HenryS wrote:I don't see why you necessarily wouldn't get a limit for something space filling.

If your function is bigger than epsilon in an open set, then the integral along the portion of a curve inside that open set is epsilon times the length of that part of the curve. For a curve with infinite length, this is definitely going to be bad.

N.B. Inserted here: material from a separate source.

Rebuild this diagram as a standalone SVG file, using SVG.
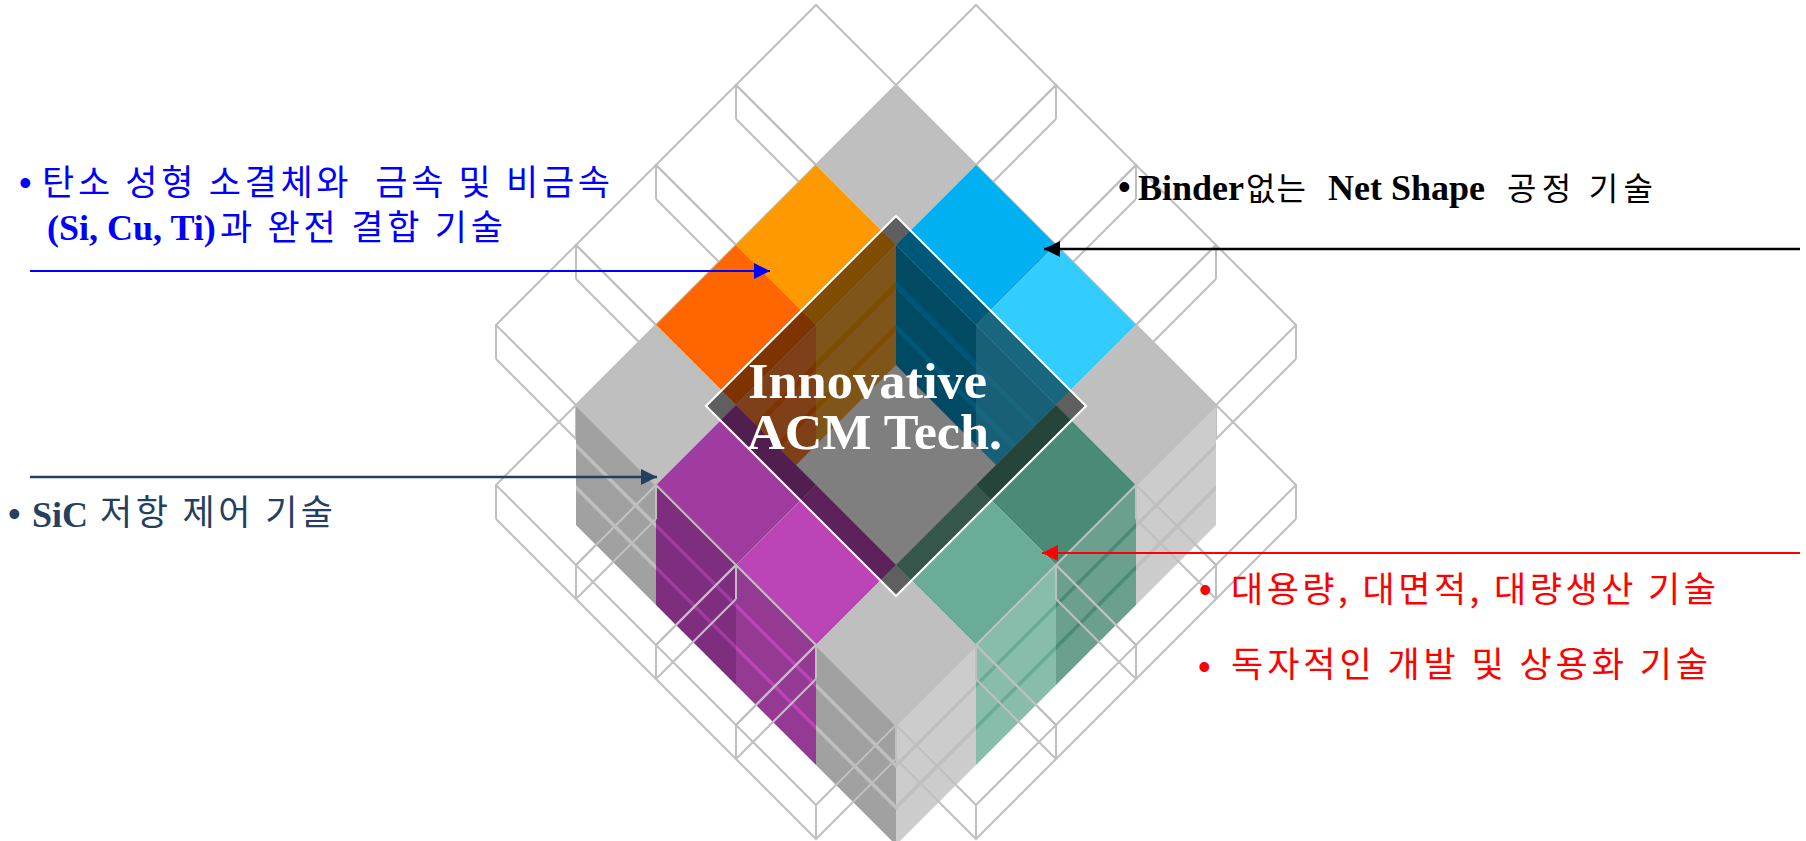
<svg xmlns="http://www.w3.org/2000/svg" width="1806" height="841" viewBox="0 0 1806 841">
<style>
.wf{fill:none;stroke:#bfbfbf;stroke-width:2;stroke-linejoin:miter}
.kr{font-family:'Noto Sans CJK KR','Noto Sans',sans-serif;font-size:35px}
.kr2{font-family:'Noto Sans CJK KR','Noto Sans',sans-serif;font-size:32px}
.lt{font-family:'Liberation Serif','Times New Roman',serif;font-weight:bold;font-size:36px}
.bul{font-family:'Liberation Sans',Arial,sans-serif;font-size:36px}
.ttl{font-family:'Liberation Serif','Times New Roman',serif;font-weight:bold;font-size:51px;fill:#ffffff}
</style>
<defs>
<clipPath id="opening"><path d="M896,245 L1056,405 L896,565 L736,405 Z"/></clipPath>
<marker id="mBlack" markerUnits="userSpaceOnUse" markerWidth="17" markerHeight="16" refX="16" refY="8" orient="auto"><path d="M0,0 L16,8 L0,16 Z" fill="#000000"/></marker>
<marker id="mBlue" markerUnits="userSpaceOnUse" markerWidth="17" markerHeight="16" refX="16" refY="8" orient="auto"><path d="M0,0 L16,8 L0,16 Z" fill="#0000ff"/></marker>
<marker id="mNavy" markerUnits="userSpaceOnUse" markerWidth="17" markerHeight="16" refX="16" refY="8" orient="auto"><path d="M0,0 L16,8 L0,16 Z" fill="#243f60"/></marker>
<marker id="mRed" markerUnits="userSpaceOnUse" markerWidth="17" markerHeight="16" refX="16" refY="8" orient="auto"><path d="M0,0 L16,8 L0,16 Z" fill="#ff0000"/></marker>
</defs>
<rect width="1806" height="841" fill="#ffffff"/>

<g id="back-wireframe">
<path class="wf" d="M736,85 L816,5 L896,85 L816,165 Z M736,85 V119 M816,165 V199 M896,85 V119 M736,119 L816,199 L896,119"/>
<path class="wf" d="M656,165 L736,85 L816,165 L736,245 Z M656,165 V199 M736,245 V279 M816,165 V199 M656,199 L736,279 L816,199"/>
<path class="wf" d="M576,245 L656,165 L736,245 L656,325 Z M576,245 V279 M656,325 V359 M736,245 V279 M576,279 L656,359 L736,279"/>
<path class="wf" d="M496,325 L576,245 L656,325 L576,405 Z M496,325 V359 M576,405 V439 M656,325 V359 M496,359 L576,439 L656,359"/>
<path class="wf" d="M896,85 L976,5 L1056,85 L976,165 Z M896,85 V119 M976,165 V199 M1056,85 V119 M896,119 L976,199 L1056,119"/>
<path class="wf" d="M976,165 L1056,85 L1136,165 L1056,245 Z M976,165 V199 M1056,245 V279 M1136,165 V199 M976,199 L1056,279 L1136,199"/>
<path class="wf" d="M1056,245 L1136,165 L1216,245 L1136,325 Z M1056,245 V279 M1136,325 V359 M1216,245 V279 M1056,279 L1136,359 L1216,279"/>
<path class="wf" d="M1136,325 L1216,245 L1296,325 L1216,405 Z M1136,325 V359 M1216,405 V439 M1296,325 V359 M1136,359 L1216,439 L1296,359"/>
</g>

<g id="stack-sides">
<path d="M576,405 L656,485 L656,605 L576,525 Z" fill="#a0a0a0"/>
<path d="M576,443 L656,523 L656,528 L576,448 Z M576,485 L656,565 L656,570 L576,490 Z" fill="#bfbfbf"/>
<path d="M656,485 L736,565 L736,685 L656,605 Z" fill="#7f2d7f"/>
<path d="M656,523 L736,603 L736,608 L656,528 Z M656,565 L736,645 L736,650 L656,570 Z" fill="#a03c9f"/>
<path d="M736,565 L816,645 L816,765 L736,685 Z" fill="#953a93"/>
<path d="M736,603 L816,683 L816,688 L736,608 Z M736,645 L816,725 L816,730 L736,650 Z" fill="#bb45b7"/>
<path d="M816,645 L896,725 L896,845 L816,765 Z" fill="#a0a0a0"/>
<path d="M816,683 L896,763 L896,768 L816,688 Z M816,725 L896,805 L896,810 L816,730 Z" fill="#bfbfbf"/>
<path d="M1136,485 L1216,405 L1216,525 L1136,605 Z" fill="#cccccc"/>
<path d="M1136,523 L1216,443 L1216,448 L1136,528 Z M1136,565 L1216,485 L1216,490 L1136,570 Z" fill="#bfbfbf"/>
<path d="M1056,565 L1136,485 L1136,605 L1056,685 Z" fill="#6ba08f"/>
<path d="M1056,603 L1136,523 L1136,528 L1056,608 Z M1056,645 L1136,565 L1136,570 L1056,650 Z" fill="#4b8a76"/>
<path d="M976,645 L1056,565 L1056,685 L976,765 Z" fill="#88bcab"/>
<path d="M976,683 L1056,603 L1056,608 L976,688 Z M976,725 L1056,645 L1056,650 L976,730 Z" fill="#6aac97"/>
<path d="M896,725 L976,645 L976,765 L896,845 Z" fill="#cccccc"/>
<path d="M896,763 L976,683 L976,688 L896,768 Z M896,805 L976,725 L976,730 L896,810 Z" fill="#bfbfbf"/>
</g>

<g id="pit" clip-path="url(#opening)">
<path d="M896,245 L1056,405 L896,565 L736,405 Z" fill="#ffffff"/>
<path d="M816,325 L896,245 L896,365 L816,445 Z" fill="#ffab33"/>
<path d="M816,362 L896,282 L896,289 L816,369 Z M816,404 L896,324 L896,331 L816,411 Z" fill="#ff9900"/>
<path d="M736,405 L816,325 L816,445 L736,525 Z" fill="#ff7f33"/>
<path d="M736,442 L816,362 L816,369 L736,449 Z M736,484 L816,404 L816,411 L736,491 Z" fill="#ff6600"/>
<path d="M896,245 L976,325 L976,445 L896,365 Z" fill="#0094c8"/>
<path d="M896,282 L976,362 L976,369 L896,289 Z M896,324 L976,404 L976,411 L896,331 Z" fill="#00b0f0"/>
<path d="M976,325 L1056,405 L1056,525 L976,445 Z" fill="#2ec0f0"/>
<path d="M976,362 L1056,442 L1056,449 L976,369 Z M976,404 L1056,484 L1056,491 L976,411 Z" fill="#33ccff"/>
</g>

<g id="stack-tops">
<path d="M896,85 L976,165 L896,245 L816,165 Z" fill="#bfbfbf"/>
<path d="M976,165 L1056,245 L976,325 L896,245 Z" fill="#00b0f0"/>
<path d="M816,165 L896,245 L816,325 L736,245 Z" fill="#ff9900"/>
<path d="M1056,245 L1136,325 L1056,405 L976,325 Z" fill="#33ccff"/>
<path d="M736,245 L816,325 L736,405 L656,325 Z" fill="#ff6600"/>
<path d="M1136,325 L1216,405 L1136,485 L1056,405 Z" fill="#bfbfbf"/>
<path d="M656,325 L736,405 L656,485 L576,405 Z" fill="#bfbfbf"/>
<path d="M1056,405 L1136,485 L1056,565 L976,485 Z" fill="#4b8a76"/>
<path d="M736,405 L816,485 L736,565 L656,485 Z" fill="#a03c9f"/>
<path d="M976,485 L1056,565 L976,645 L896,565 Z" fill="#6aac97"/>
<path d="M816,485 L896,565 L816,645 L736,565 Z" fill="#bb45b7"/>
<path d="M896,565 L976,645 L896,725 L816,645 Z" fill="#bfbfbf"/>
</g>

<g id="window">
<path d="M896,216 L1086,406 L896,596 L706,406 Z" fill="#000000" fill-opacity="0.5" stroke="#ffffff" stroke-width="2"/>
</g>

<g id="front-wireframe">
<path class="wf" d="M1136,485 L1216,405 L1296,485 L1216,565 Z M1136,485 V519 M1216,565 V599 M1296,485 V519 M1136,519 L1216,599 L1296,519"/>
<path class="wf" d="M1056,565 L1136,485 L1216,565 L1136,645 Z M1056,565 V599 M1136,645 V679 M1216,565 V599 M1056,599 L1136,679 L1216,599"/>
<path class="wf" d="M976,645 L1056,565 L1136,645 L1056,725 Z M976,645 V679 M1056,725 V759 M1136,645 V679 M976,679 L1056,759 L1136,679"/>
<path class="wf" d="M896,725 L976,645 L1056,725 L976,805 Z M896,725 V759 M976,805 V839 M1056,725 V759 M896,759 L976,839 L1056,759"/>
<path class="wf" d="M496,485 L576,405 L656,485 L576,565 Z M496,485 V519 M576,565 V599 M656,485 V519 M496,519 L576,599 L656,519"/>
<path class="wf" d="M576,565 L656,485 L736,565 L656,645 Z M576,565 V599 M656,645 V679 M736,565 V599 M576,599 L656,679 L736,599"/>
<path class="wf" d="M656,645 L736,565 L816,645 L736,725 Z M656,645 V679 M736,725 V759 M816,645 V679 M656,679 L736,759 L816,679"/>
<path class="wf" d="M736,725 L816,645 L896,725 L816,805 Z M736,725 V759 M816,805 V839 M896,725 V759 M736,759 L816,839 L896,759"/>
</g>

<g id="center-title">
<text class="ttl" x="748" y="398" textLength="239" lengthAdjust="spacingAndGlyphs">Innovative</text>
<text class="ttl" x="747" y="449" textLength="255" lengthAdjust="spacingAndGlyphs">ACM Tech.</text>
</g>

<g id="connectors">
<line x1="30" y1="271" x2="770" y2="271" stroke="#0000ff" stroke-width="2" marker-end="url(#mBlue)"/>
<line x1="1800" y1="249" x2="1044" y2="249" stroke="#000000" stroke-width="2.3" marker-end="url(#mBlack)"/>
<line x1="30" y1="477" x2="657" y2="477" stroke="#243f60" stroke-width="2.3" marker-end="url(#mNavy)"/>
<line x1="1800" y1="553" x2="1042" y2="553" stroke="#ff0000" stroke-width="2" marker-end="url(#mRed)"/>
</g>

<g id="label-carbon">
<text class="bul" x="19" y="195" fill="#0000ff">•</text>
<text class="kr" x="42" y="195" fill="#0000ff" textLength="568" lengthAdjust="spacing">탄소 성형 소결체와&#160; 금속 및 비금속</text>
<text class="lt" x="47" y="240" fill="#0000ff">(Si, Cu, Ti)</text>
<text class="kr" x="220" y="240" fill="#0000ff" textLength="283" lengthAdjust="spacing">과 완전 결합 기술</text>
</g>

<g id="label-binder">
<text class="bul" x="1118" y="199" fill="#000000">•</text>
<text class="lt" x="1138" y="200" fill="#000000">Binder</text>
<text class="kr2" x="1246" y="200" fill="#000000" textLength="60" lengthAdjust="spacing">없는</text>
<text class="lt" x="1328" y="200" fill="#000000">Net Shape</text>
<text class="kr2" x="1507" y="200" fill="#000000" textLength="146" lengthAdjust="spacing">공정 기술</text>
</g>

<g id="label-sic">
<text class="bul" x="8" y="526" fill="#243f60">•</text>
<text class="lt" x="32" y="527" fill="#243f60">SiC</text>
<text class="kr" x="100" y="525" fill="#243f60" textLength="233" lengthAdjust="spacing">저항 제어 기술</text>
</g>

<g id="label-mass">
<text class="bul" x="1199" y="602" fill="#ff0000">•</text>
<text class="kr" x="1231" y="602" fill="#ff0000" textLength="485" lengthAdjust="spacing">대용량, 대면적, 대량생산 기술</text>
<text class="bul" x="1198" y="679" fill="#ff0000">•</text>
<text class="kr" x="1231" y="677" fill="#ff0000" textLength="477" lengthAdjust="spacing">독자적인 개발 및 상용화 기술</text>
</g>
</svg>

It's true that integrating over the whole curve might give you positive and negative parts which cancel out, and so the limit could exist, but it's not really the "true" value of the integral for the same reason that [imath]\int_\mathbb{R} \frac{1}{x}[/imath] is undefined, and not zero.

I'm looking forward to the day when the SNES emulator on my computer works by emulating the elementary particles in an actual, physical box with Nintendo stamped on the side.

"With math, all things are possible." —Rebecca Watson

"With math, all things are possible." —Rebecca Watson

### Re: Line Integral of a Space-Filling Curve

Well, I was thinking along the lines of contour integrals of holomorphic or meromorphic functions, when you should get a sensible answer of integrating around the Koch snowflake, as long as there aren't any poles too near the curve.

I see what you mean though: even in this case the limit only exists as a result of lucky cancellation.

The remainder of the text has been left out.